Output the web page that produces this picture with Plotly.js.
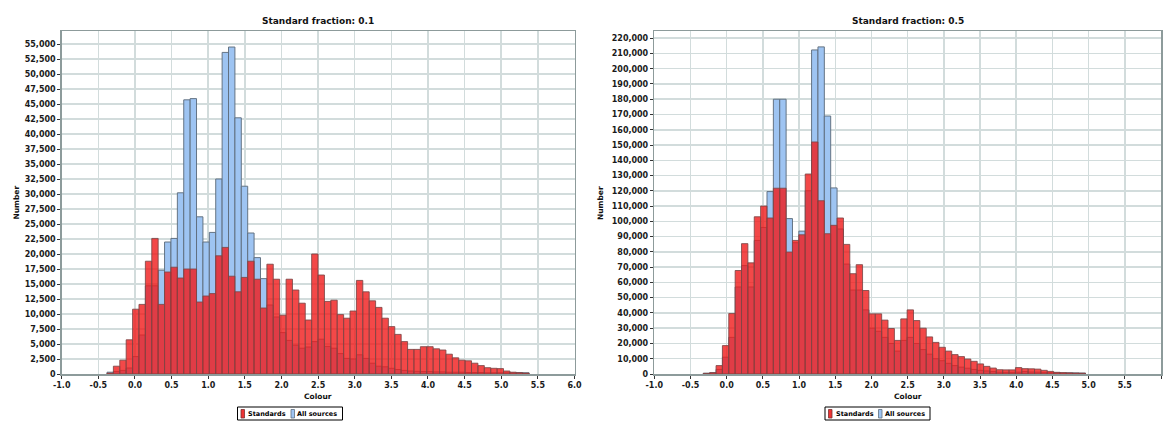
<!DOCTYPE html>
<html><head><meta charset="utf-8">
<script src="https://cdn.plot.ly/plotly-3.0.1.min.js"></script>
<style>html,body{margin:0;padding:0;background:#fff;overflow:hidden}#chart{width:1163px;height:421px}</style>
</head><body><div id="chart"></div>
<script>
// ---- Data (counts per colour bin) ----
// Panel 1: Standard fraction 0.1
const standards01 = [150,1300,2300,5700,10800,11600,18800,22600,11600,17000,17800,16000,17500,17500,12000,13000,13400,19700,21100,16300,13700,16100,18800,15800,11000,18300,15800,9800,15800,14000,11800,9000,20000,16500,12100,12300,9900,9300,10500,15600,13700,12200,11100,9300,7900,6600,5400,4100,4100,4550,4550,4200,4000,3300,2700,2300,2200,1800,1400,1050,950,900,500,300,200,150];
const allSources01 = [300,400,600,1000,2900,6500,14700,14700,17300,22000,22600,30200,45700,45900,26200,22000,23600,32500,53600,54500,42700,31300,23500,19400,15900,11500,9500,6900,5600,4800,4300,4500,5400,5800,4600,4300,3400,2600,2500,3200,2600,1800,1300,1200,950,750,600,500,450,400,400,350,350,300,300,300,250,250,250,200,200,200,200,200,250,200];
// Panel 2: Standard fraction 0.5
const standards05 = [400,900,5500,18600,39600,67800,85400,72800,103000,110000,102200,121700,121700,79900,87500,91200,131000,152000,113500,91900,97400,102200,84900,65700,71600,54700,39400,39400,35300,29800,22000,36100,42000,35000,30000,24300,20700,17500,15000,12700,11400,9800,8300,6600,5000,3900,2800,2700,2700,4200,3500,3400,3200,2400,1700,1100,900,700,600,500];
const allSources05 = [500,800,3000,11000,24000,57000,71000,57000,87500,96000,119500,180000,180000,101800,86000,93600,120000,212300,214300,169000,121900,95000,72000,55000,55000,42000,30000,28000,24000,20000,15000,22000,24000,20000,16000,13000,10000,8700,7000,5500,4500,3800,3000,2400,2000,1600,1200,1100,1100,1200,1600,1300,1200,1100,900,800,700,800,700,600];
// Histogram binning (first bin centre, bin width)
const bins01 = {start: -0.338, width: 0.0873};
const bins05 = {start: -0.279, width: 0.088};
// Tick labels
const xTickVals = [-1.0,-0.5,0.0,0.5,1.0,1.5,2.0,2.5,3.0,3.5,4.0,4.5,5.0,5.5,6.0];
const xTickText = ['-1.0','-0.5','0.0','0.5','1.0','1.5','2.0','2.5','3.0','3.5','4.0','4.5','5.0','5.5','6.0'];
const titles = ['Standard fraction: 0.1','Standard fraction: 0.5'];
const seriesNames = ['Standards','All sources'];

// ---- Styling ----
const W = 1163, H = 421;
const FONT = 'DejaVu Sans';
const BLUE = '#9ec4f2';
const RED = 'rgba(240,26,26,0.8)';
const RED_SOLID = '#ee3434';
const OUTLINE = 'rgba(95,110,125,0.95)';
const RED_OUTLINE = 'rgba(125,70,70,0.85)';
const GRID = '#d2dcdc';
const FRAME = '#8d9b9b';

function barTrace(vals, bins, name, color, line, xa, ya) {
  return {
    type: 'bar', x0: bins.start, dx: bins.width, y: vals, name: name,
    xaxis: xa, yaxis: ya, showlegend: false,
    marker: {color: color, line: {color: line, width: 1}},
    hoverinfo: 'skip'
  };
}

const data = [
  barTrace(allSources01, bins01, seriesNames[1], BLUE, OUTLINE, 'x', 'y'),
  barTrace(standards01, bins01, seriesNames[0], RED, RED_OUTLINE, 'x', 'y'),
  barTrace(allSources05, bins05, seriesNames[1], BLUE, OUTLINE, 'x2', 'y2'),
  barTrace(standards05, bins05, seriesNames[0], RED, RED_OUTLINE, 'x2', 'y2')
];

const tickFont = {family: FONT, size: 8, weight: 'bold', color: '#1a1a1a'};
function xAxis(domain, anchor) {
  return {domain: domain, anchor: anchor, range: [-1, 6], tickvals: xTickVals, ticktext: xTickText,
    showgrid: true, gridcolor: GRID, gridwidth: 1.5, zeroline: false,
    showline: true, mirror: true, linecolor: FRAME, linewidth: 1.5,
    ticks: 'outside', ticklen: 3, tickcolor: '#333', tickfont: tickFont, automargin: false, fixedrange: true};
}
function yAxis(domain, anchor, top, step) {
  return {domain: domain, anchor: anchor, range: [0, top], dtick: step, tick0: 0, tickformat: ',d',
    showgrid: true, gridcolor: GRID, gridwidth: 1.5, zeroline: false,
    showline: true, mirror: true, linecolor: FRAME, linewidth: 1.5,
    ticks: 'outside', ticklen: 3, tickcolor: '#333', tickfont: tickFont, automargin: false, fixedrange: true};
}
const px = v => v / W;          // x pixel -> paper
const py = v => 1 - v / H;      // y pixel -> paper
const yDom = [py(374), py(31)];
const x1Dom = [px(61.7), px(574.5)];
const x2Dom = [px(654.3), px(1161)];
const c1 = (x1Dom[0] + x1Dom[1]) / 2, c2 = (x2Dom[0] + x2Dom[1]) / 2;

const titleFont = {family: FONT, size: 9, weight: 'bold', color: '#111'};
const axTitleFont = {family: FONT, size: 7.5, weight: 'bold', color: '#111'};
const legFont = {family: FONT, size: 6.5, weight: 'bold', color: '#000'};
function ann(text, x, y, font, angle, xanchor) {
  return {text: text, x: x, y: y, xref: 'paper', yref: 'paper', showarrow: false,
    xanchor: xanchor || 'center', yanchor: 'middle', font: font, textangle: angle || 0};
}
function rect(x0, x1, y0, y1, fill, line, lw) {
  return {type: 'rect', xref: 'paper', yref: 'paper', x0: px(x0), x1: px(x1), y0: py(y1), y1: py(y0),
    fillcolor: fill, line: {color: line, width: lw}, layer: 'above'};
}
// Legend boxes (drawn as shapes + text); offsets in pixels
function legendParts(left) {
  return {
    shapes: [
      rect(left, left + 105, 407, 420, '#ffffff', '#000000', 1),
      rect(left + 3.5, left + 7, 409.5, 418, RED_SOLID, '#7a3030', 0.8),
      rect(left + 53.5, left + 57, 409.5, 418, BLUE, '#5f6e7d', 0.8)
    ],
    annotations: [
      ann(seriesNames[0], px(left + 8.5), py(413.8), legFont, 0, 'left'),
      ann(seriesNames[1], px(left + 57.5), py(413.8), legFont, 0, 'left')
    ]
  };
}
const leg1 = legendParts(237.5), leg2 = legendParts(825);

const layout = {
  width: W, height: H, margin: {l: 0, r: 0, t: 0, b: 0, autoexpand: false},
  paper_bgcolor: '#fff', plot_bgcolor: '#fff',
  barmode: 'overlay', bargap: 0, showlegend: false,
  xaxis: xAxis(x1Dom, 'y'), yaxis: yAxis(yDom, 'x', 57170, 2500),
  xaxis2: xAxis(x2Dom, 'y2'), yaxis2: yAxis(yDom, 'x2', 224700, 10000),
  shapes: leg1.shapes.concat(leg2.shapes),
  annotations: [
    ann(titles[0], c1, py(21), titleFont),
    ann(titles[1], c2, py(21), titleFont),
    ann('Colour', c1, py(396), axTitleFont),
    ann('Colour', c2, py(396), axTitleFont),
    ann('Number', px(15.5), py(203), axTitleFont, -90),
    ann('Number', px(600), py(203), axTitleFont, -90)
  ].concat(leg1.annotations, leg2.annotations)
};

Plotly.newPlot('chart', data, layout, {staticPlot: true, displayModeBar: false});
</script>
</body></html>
= = =
> [Prompt] Skip the images and write out the rest of the listing exactly.

> [Solved exercise]
Output the web page that produces this picture with Plotly.js.
<!DOCTYPE html>
<html><head><meta charset="utf-8">
<script src="https://cdn.plot.ly/plotly-3.0.1.min.js"></script>
<style>html,body{margin:0;padding:0;background:#fff;overflow:hidden}#chart{width:1163px;height:421px}</style>
</head><body><div id="chart"></div>
<script>
// ---- Data (counts per colour bin) ----
// Panel 1: Standard fraction 0.1
const standards01 = [150,1300,2300,5700,10800,11600,18800,22600,11600,17000,17800,16000,17500,17500,12000,13000,13400,19700,21100,16300,13700,16100,18800,15800,11000,18300,15800,9800,15800,14000,11800,9000,20000,16500,12100,12300,9900,9300,10500,15600,13700,12200,11100,9300,7900,6600,5400,4100,4100,4550,4550,4200,4000,3300,2700,2300,2200,1800,1400,1050,950,900,500,300,200,150];
const allSources01 = [300,400,600,1000,2900,6500,14700,14700,17300,22000,22600,30200,45700,45900,26200,22000,23600,32500,53600,54500,42700,31300,23500,19400,15900,11500,9500,6900,5600,4800,4300,4500,5400,5800,4600,4300,3400,2600,2500,3200,2600,1800,1300,1200,950,750,600,500,450,400,400,350,350,300,300,300,250,250,250,200,200,200,200,200,250,200];
// Panel 2: Standard fraction 0.5
const standards05 = [400,900,5500,18600,39600,67800,85400,72800,103000,110000,102200,121700,121700,79900,87500,91200,131000,152000,113500,91900,97400,102200,84900,65700,71600,54700,39400,39400,35300,29800,22000,36100,42000,35000,30000,24300,20700,17500,15000,12700,11400,9800,8300,6600,5000,3900,2800,2700,2700,4200,3500,3400,3200,2400,1700,1100,900,700,600,500];
const allSources05 = [500,800,3000,11000,24000,57000,71000,57000,87500,96000,119500,180000,180000,101800,86000,93600,120000,212300,214300,169000,121900,95000,72000,55000,55000,42000,30000,28000,24000,20000,15000,22000,24000,20000,16000,13000,10000,8700,7000,5500,4500,3800,3000,2400,2000,1600,1200,1100,1100,1200,1600,1300,1200,1100,900,800,700,800,700,600];
// Histogram binning (first bin centre, bin width)
const bins01 = {start: -0.338, width: 0.0873};
const bins05 = {start: -0.279, width: 0.088};
// Tick labels
const xTickVals = [-1.0,-0.5,0.0,0.5,1.0,1.5,2.0,2.5,3.0,3.5,4.0,4.5,5.0,5.5,6.0];
const xTickText = ['-1.0','-0.5','0.0','0.5','1.0','1.5','2.0','2.5','3.0','3.5','4.0','4.5','5.0','5.5','6.0'];
const titles = ['Standard fraction: 0.1','Standard fraction: 0.5'];
const seriesNames = ['Standards','All sources'];

// ---- Styling ----
const W = 1163, H = 421;
const FONT = 'DejaVu Sans';
const BLUE = '#9ec4f2';
const RED = 'rgba(240,26,26,0.8)';
const RED_SOLID = '#ee3434';
const OUTLINE = 'rgba(95,110,125,0.95)';
const RED_OUTLINE = 'rgba(125,70,70,0.85)';
const GRID = '#d2dcdc';
const FRAME = '#8d9b9b';

function barTrace(vals, bins, name, color, line, xa, ya) {
  return {
    type: 'bar', x0: bins.start, dx: bins.width, y: vals, name: name,
    xaxis: xa, yaxis: ya, showlegend: false,
    marker: {color: color, line: {color: line, width: 1}},
    hoverinfo: 'skip'
  };
}

const data = [
  barTrace(allSources01, bins01, seriesNames[1], BLUE, OUTLINE, 'x', 'y'),
  barTrace(standards01, bins01, seriesNames[0], RED, RED_OUTLINE, 'x', 'y'),
  barTrace(allSources05, bins05, seriesNames[1], BLUE, OUTLINE, 'x2', 'y2'),
  barTrace(standards05, bins05, seriesNames[0], RED, RED_OUTLINE, 'x2', 'y2')
];

const tickFont = {family: FONT, size: 8, weight: 'bold', color: '#1a1a1a'};
function xAxis(domain, anchor) {
  return {domain: domain, anchor: anchor, range: [-1, 6], tickvals: xTickVals, ticktext: xTickText,
    showgrid: true, gridcolor: GRID, gridwidth: 1.5, zeroline: false,
    showline: true, mirror: true, linecolor: FRAME, linewidth: 1.5,
    ticks: 'outside', ticklen: 3, tickcolor: '#333', tickfont: tickFont, automargin: false, fixedrange: true};
}
function yAxis(domain, anchor, top, step) {
  return {domain: domain, anchor: anchor, range: [0, top], dtick: step, tick0: 0, tickformat: ',d',
    showgrid: true, gridcolor: GRID, gridwidth: 1.5, zeroline: false,
    showline: true, mirror: true, linecolor: FRAME, linewidth: 1.5,
    ticks: 'outside', ticklen: 3, tickcolor: '#333', tickfont: tickFont, automargin: false, fixedrange: true};
}
const px = v => v / W;          // x pixel -> paper
const py = v => 1 - v / H;      // y pixel -> paper
const yDom = [py(374), py(31)];
const x1Dom = [px(61.7), px(574.5)];
const x2Dom = [px(654.3), px(1161)];
const c1 = (x1Dom[0] + x1Dom[1]) / 2, c2 = (x2Dom[0] + x2Dom[1]) / 2;

const titleFont = {family: FONT, size: 9, weight: 'bold', color: '#111'};
const axTitleFont = {family: FONT, size: 7.5, weight: 'bold', color: '#111'};
const legFont = {family: FONT, size: 6.5, weight: 'bold', color: '#000'};
function ann(text, x, y, font, angle, xanchor) {
  return {text: text, x: x, y: y, xref: 'paper', yref: 'paper', showarrow: false,
    xanchor: xanchor || 'center', yanchor: 'middle', font: font, textangle: angle || 0};
}
function rect(x0, x1, y0, y1, fill, line, lw) {
  return {type: 'rect', xref: 'paper', yref: 'paper', x0: px(x0), x1: px(x1), y0: py(y1), y1: py(y0),
    fillcolor: fill, line: {color: line, width: lw}, layer: 'above'};
}
// Legend boxes (drawn as shapes + text); offsets in pixels
function legendParts(left) {
  return {
    shapes: [
      rect(left, left + 105, 407, 420, '#ffffff', '#000000', 1),
      rect(left + 3.5, left + 7, 409.5, 418, RED_SOLID, '#7a3030', 0.8),
      rect(left + 53.5, left + 57, 409.5, 418, BLUE, '#5f6e7d', 0.8)
    ],
    annotations: [
      ann(seriesNames[0], px(left + 8.5), py(413.8), legFont, 0, 'left'),
      ann(seriesNames[1], px(left + 57.5), py(413.8), legFont, 0, 'left')
    ]
  };
}
const leg1 = legendParts(237.5), leg2 = legendParts(825);

const layout = {
  width: W, height: H, margin: {l: 0, r: 0, t: 0, b: 0, autoexpand: false},
  paper_bgcolor: '#fff', plot_bgcolor: '#fff',
  barmode: 'overlay', bargap: 0, showlegend: false,
  xaxis: xAxis(x1Dom, 'y'), yaxis: yAxis(yDom, 'x', 57170, 2500),
  xaxis2: xAxis(x2Dom, 'y2'), yaxis2: yAxis(yDom, 'x2', 224700, 10000),
  shapes: leg1.shapes.concat(leg2.shapes),
  annotations: [
    ann(titles[0], c1, py(21), titleFont),
    ann(titles[1], c2, py(21), titleFont),
    ann('Colour', c1, py(396), axTitleFont),
    ann('Colour', c2, py(396), axTitleFont),
    ann('Number', px(15.5), py(203), axTitleFont, -90),
    ann('Number', px(600), py(203), axTitleFont, -90)
  ].concat(leg1.annotations, leg2.annotations)
};

Plotly.newPlot('chart', data, layout, {staticPlot: true, displayModeBar: false});
</script>
</body></html>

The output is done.